Google bahkan berkonsultasi dengan pembuat film profesional untuk memastikan gerakan, ekspresi, dan penampilan karakter tetap konsisten dengan versi aslinya. “Sekarang, bintik-bintik di wajah Dorothy terlihat lebih jelas, dan Toto bisa berlarian dengan lebih mulus di lebih banyak adegan,” klaim Google.
Menjaga Keaslian di Tengah Inovasi Teknologi
Meskipun AI menyentuh “lebih dari 90 persen film”, tim di balik proyek ini menegaskan bahwa mereka “menghormati versi asli dalam segala hal.” Tidak ada dialog baru yang ditambahkan, dan tidak ada satu pun musik baru yang dimasukkan. Semua perubahan bersifat visual semata, bertujuan untuk meningkatkan pengalaman menonton tanpa mengubah esensi cerita.

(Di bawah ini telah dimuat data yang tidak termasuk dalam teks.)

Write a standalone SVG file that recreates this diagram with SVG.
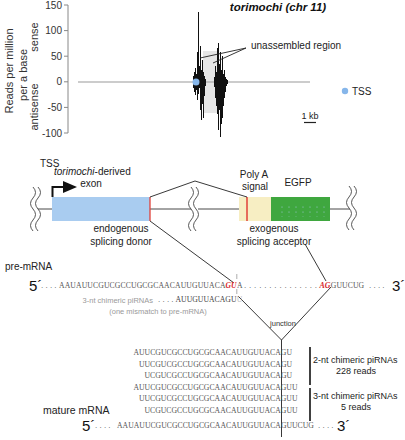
<svg xmlns="http://www.w3.org/2000/svg" width="405" height="440" viewBox="0 0 405 440">
<style>
text{font-family:"Liberation Sans",Arial,sans-serif;}
.lab{font-size:10px;fill:#222;}
.ax{font-size:10px;fill:#333;}
.big{font-size:15px;fill:#111;}
.seq{font-family:"Liberation Serif","Times New Roman",serif;font-size:7.7px;fill:#555;}
.red{font-family:"Liberation Serif","Times New Roman",serif;font-size:7.7px;fill:#d8262c;font-weight:bold;font-style:italic;}
.gray{font-size:7.5px;fill:#9a9a9a;}
.dots{font-size:8px;fill:#555;}
.ln{stroke:#222;stroke-width:0.9;fill:none;}
.wave{stroke:#444;stroke-width:0.9;fill:none;}
</style>
<defs>
<path id="wv" d="M0,0 q5,5.5 0,11 t0,11 t0,11 t0,11"/>
<g id="brk">
<path d="M0,0 q5,5.5 0,11 t0,11 t0,11 t0,11 l5,0 q-5,-5.5 0,-11 t0,-11 t0,-11 t0,-11 z" fill="#fff" stroke="none"/>
<use href="#wv" class="wave"/>
<use href="#wv" x="5" class="wave"/>
</g>
<pattern id="spk" width="7" height="5" patternUnits="userSpaceOnUse">
<circle cx="2" cy="2" r="0.6" fill="#9cc6d8"/>
</pattern>
</defs>

<g id="plot">
<text x="278" y="11" text-anchor="middle" style="font-size:11.5px;font-weight:bold;font-style:italic;fill:#111">torimochi (chr 11)</text>
<g id="yaxis">
<line x1="68" y1="5" x2="68" y2="133" stroke="#888" stroke-width="1"/>
<g stroke="#888" stroke-width="1">
<line x1="64" y1="5" x2="68" y2="5"/><line x1="64" y1="30.6" x2="68" y2="30.6"/><line x1="64" y1="56.2" x2="68" y2="56.2"/>
<line x1="64" y1="81.8" x2="68" y2="81.8"/><line x1="64" y1="107.4" x2="68" y2="107.4"/><line x1="64" y1="133" x2="68" y2="133"/>
</g>
<g class="ax" text-anchor="end">
<text x="62" y="8.5">150</text><text x="62" y="34">100</text><text x="62" y="59.7">50</text>
<text x="62" y="85.3">0</text><text x="62" y="110.9">-50</text><text x="62" y="136.5">-100</text>
</g>
<text transform="translate(12.5,71) rotate(-90)" text-anchor="middle" style="font-size:11px;fill:#333">Reads per million</text>
<text transform="translate(27,75) rotate(-90)" text-anchor="middle" style="font-size:11px;fill:#333">per a base</text>
<text transform="translate(38,37) rotate(-90)" text-anchor="middle" style="font-size:11px;fill:#333">sense</text>
<text transform="translate(38,107) rotate(-90)" text-anchor="middle" style="font-size:11px;fill:#333">antisense</text>
</g>
<rect x="203" y="51" width="14" height="62" fill="#e6e6e6"/>
<line x1="78" y1="82" x2="310" y2="82" stroke="#999" stroke-width="1"/>
<path stroke="#111" stroke-width="1" fill="none" d="M193.5,76V88 M194.5,72V92 M195.5,68V95 M196.5,74V90 M197.5,52V100 M198.5,12V94 M199.5,66V88 M200.5,46V110 M201.5,70V120 M202.5,60V104 M203.5,72V118 M204.5,76V96 M205.5,79V86 M214.5,77V87 M215.5,66V98 M216.5,72V106 M217.5,48V114 M218.5,43V130 M219.5,64V110 M220.5,52V137 M221.5,70V124 M222.5,56V118 M223.5,74V106 M224.5,70V98 M225.5,77V92 M226.5,79V86 M227.5,80V84"/>
<circle cx="196" cy="82" r="3.5" fill="#86b6ea"/>
<text x="251" y="49" class="lab">unassembled region</text>
<path class="ln" d="M246,48 L200,58 M246,48 L213,63"/>
<circle cx="345" cy="91" r="3.2" fill="#86b6ea"/>
<text x="352" y="95" class="lab">TSS</text>
<text x="310" y="119" text-anchor="middle" style="font-size:9px;fill:#222">1 kb</text>
<line x1="304" y1="122.5" x2="316" y2="122.5" stroke="#222" stroke-width="1.2"/>
</g>

<g id="gene">
<line x1="36" y1="209" x2="192" y2="209" stroke="#333" stroke-width="0.9"/>
<line x1="198" y1="209" x2="350" y2="209" stroke="#333" stroke-width="0.9"/>
<g id="exon1">
<rect x="52" y="197" width="98" height="24" fill="#a9ccf0"/>
<line x1="150" y1="197" x2="150" y2="221" stroke="#e0413a" stroke-width="1.3"/>
<text x="40" y="167" class="lab">TSS</text>
<text x="54" y="175" class="lab"><tspan font-style="italic">torimochi</tspan>-derived</text>
<text x="91" y="187" class="lab" text-anchor="middle">exon</text>
<text x="121" y="232" class="lab" text-anchor="middle">endogenous</text>
<text x="121" y="245" class="lab" text-anchor="middle">splicing donor</text>
<path d="M52.5,197 V187 H64" stroke="#111" stroke-width="2" fill="none"/>
<polygon points="63,181 77,187 63,193" fill="#111"/>
</g>
<g id="polyA">
<rect x="239" y="197" width="32" height="24" fill="#f7eec3"/>
<line x1="247" y1="197" x2="247" y2="221" stroke="#e0413a" stroke-width="1.5"/>
<text x="254" y="178" class="lab" text-anchor="middle">Poly A</text>
<text x="255" y="190" class="lab" text-anchor="middle">signal</text>
<text x="274" y="232" class="lab" text-anchor="middle">exogenous</text>
<text x="274" y="245" class="lab" text-anchor="middle">splicing acceptor</text>
</g>
<g id="egfp">
<rect x="271" y="197" width="59" height="24" fill="#3fa73f"/>
<rect x="276" y="205" width="50" height="12" fill="url(#spk)"/>
<text x="298" y="186" class="lab" text-anchor="middle">EGFP</text>
</g>
<use href="#brk" x="33" y="187"/>
<use href="#brk" x="191" y="187"/>
<use href="#brk" x="349" y="186"/>
</g>

<g id="connectors">
<path class="ln" d="M150,197 L195,181 L247,197"/>
<path class="ln" d="M150,221 L234,283"/>
<path class="ln" d="M305,244 L326,281"/>
<path class="ln" d="M238,296 L281.5,340 L331,287"/>
<line x1="281.5" y1="340" x2="281.5" y2="437" stroke="#222" stroke-width="0.9"/>
<path d="M236.8,274V279 M236.8,289V294" stroke="#999" stroke-width="0.8"/>
</g>

<g id="premrna">
<text x="5" y="270" class="lab">pre-mRNA</text>
<text x="29" y="291" class="big">5´</text>
<text x="41" y="288" class="dots">. . . .</text>
<text x="59" y="288" class="seq" textLength="166.5" lengthAdjust="spacing">AAUAUUCGUCGCCUGCGCAACAUUGUUACA</text>
<text x="225.5" y="288" class="red" textLength="11" lengthAdjust="spacingAndGlyphs">GU</text>
<text x="237" y="288" class="seq">A</text>
<text x="244" y="288" class="dots" textLength="73" lengthAdjust="spacing">. . . . . . . . . . . . . . .</text>
<text x="319.5" y="288" class="red" textLength="11" lengthAdjust="spacingAndGlyphs">AG</text>
<text x="330.8" y="288" class="seq" textLength="33.3" lengthAdjust="spacing">GUUCUG</text>
<text x="369" y="288" class="dots">. . . .</text>
<text x="392" y="291" class="big">3´</text>
</g>

<g id="chimeric3">
<text x="153" y="303" class="gray" text-anchor="end">3-nt chimeric piRNAs</text>
<text x="158" y="302" class="dots">. . . .</text>
<text x="175.5" y="302" class="seq" textLength="61" lengthAdjust="spacing" style="fill:#444">AUUGUUACAGU</text>
<text x="236.8" y="302" class="seq" style="fill:#bbb">U</text>
<text x="158" y="314" class="gray" text-anchor="middle">(one mismatch to pre-mRNA)</text>
<text x="283" y="326" text-anchor="middle" style="font-size:7.5px;fill:#333">junction</text>
</g>

<g id="chimeric2-reads">
<text x="133.4" y="355" class="seq" textLength="158.6" lengthAdjust="spacing">AUUCGUCGCCUGCGCAACAUUGUUACAGU</text>
<text x="138.9" y="366.5" class="seq" textLength="153.2" lengthAdjust="spacing">UUCGUCGCCUGCGCAACAUUGUUACAGU</text>
<text x="144.4" y="378" class="seq" textLength="147.7" lengthAdjust="spacing">UCGUCGCCUGCGCAACAUUGUUACAGU</text>
<line x1="310" y1="347" x2="310" y2="385" stroke="#111" stroke-width="1.6"/>
<text x="313" y="363" style="font-size:9px;fill:#222">2-nt chimeric piRNAs</text>
<text x="356" y="374" text-anchor="middle" style="font-size:9px;fill:#222">228 reads</text>
</g>
<g id="chimeric3-reads">
<text x="133.4" y="389.5" class="seq" textLength="164.1" lengthAdjust="spacing">AUUCGUCGCCUGCGCAACAUUGUUACAGUU</text>
<text x="138.9" y="401" class="seq" textLength="158.6" lengthAdjust="spacing">UUCGUCGCCUGCGCAACAUUGUUACAGUU</text>
<text x="144.4" y="412.5" class="seq" textLength="153.2" lengthAdjust="spacing">UCGUCGCCUGCGCAACAUUGUUACAGUU</text>
<line x1="310" y1="388" x2="310" y2="421" stroke="#111" stroke-width="1.6"/>
<text x="313" y="399" style="font-size:9px;fill:#222">3-nt chimeric piRNAs</text>
<text x="356" y="410" text-anchor="middle" style="font-size:9px;fill:#222">5 reads</text>
</g>

<g id="mature">
<text x="43" y="414" style="font-size:10.5px;fill:#222">mature mRNA</text>
<text x="82" y="431" class="big">5´</text>
<text x="95" y="428" class="dots">. . . .</text>
<text x="117" y="428" class="seq" textLength="196.9" lengthAdjust="spacing">AAUAUUCGUCGCCUGCGCAACAUUGUUACAGUUCUG</text>
<text x="318" y="428" class="dots">. . . .</text>
<text x="337" y="431" class="big">3´</text>
</g>
</svg>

Namun, dari cuplikan yang dirilis, beberapa penonton mungkin menyoroti efek “halus berlebihan” pada wajah karakter yang menjadi ciri khas hasil upscaling AI. Bagaimanapun, penilaian akhir akan datang dari para penonton yang rela merogoh kocek ratusan dolar untuk duduk di salah satu dari 17.600 kursi The Sphere mulai 28 Agustus mendatang.
Proyek ini tidak hanya menjadi bukti kemajuan teknologi AI dalam dunia hiburan, tetapi juga memicu pertanyaan tentang batasan antara preservasi seni dan inovasi digital. Apakah ini awal dari era baru dalam menikmati film klasik, atau sekadar atraksi teknologi yang mengorbankan keaslian? Jawabannya mungkin terletak di ujung jalan berbatu yang dipenuhi AI ini.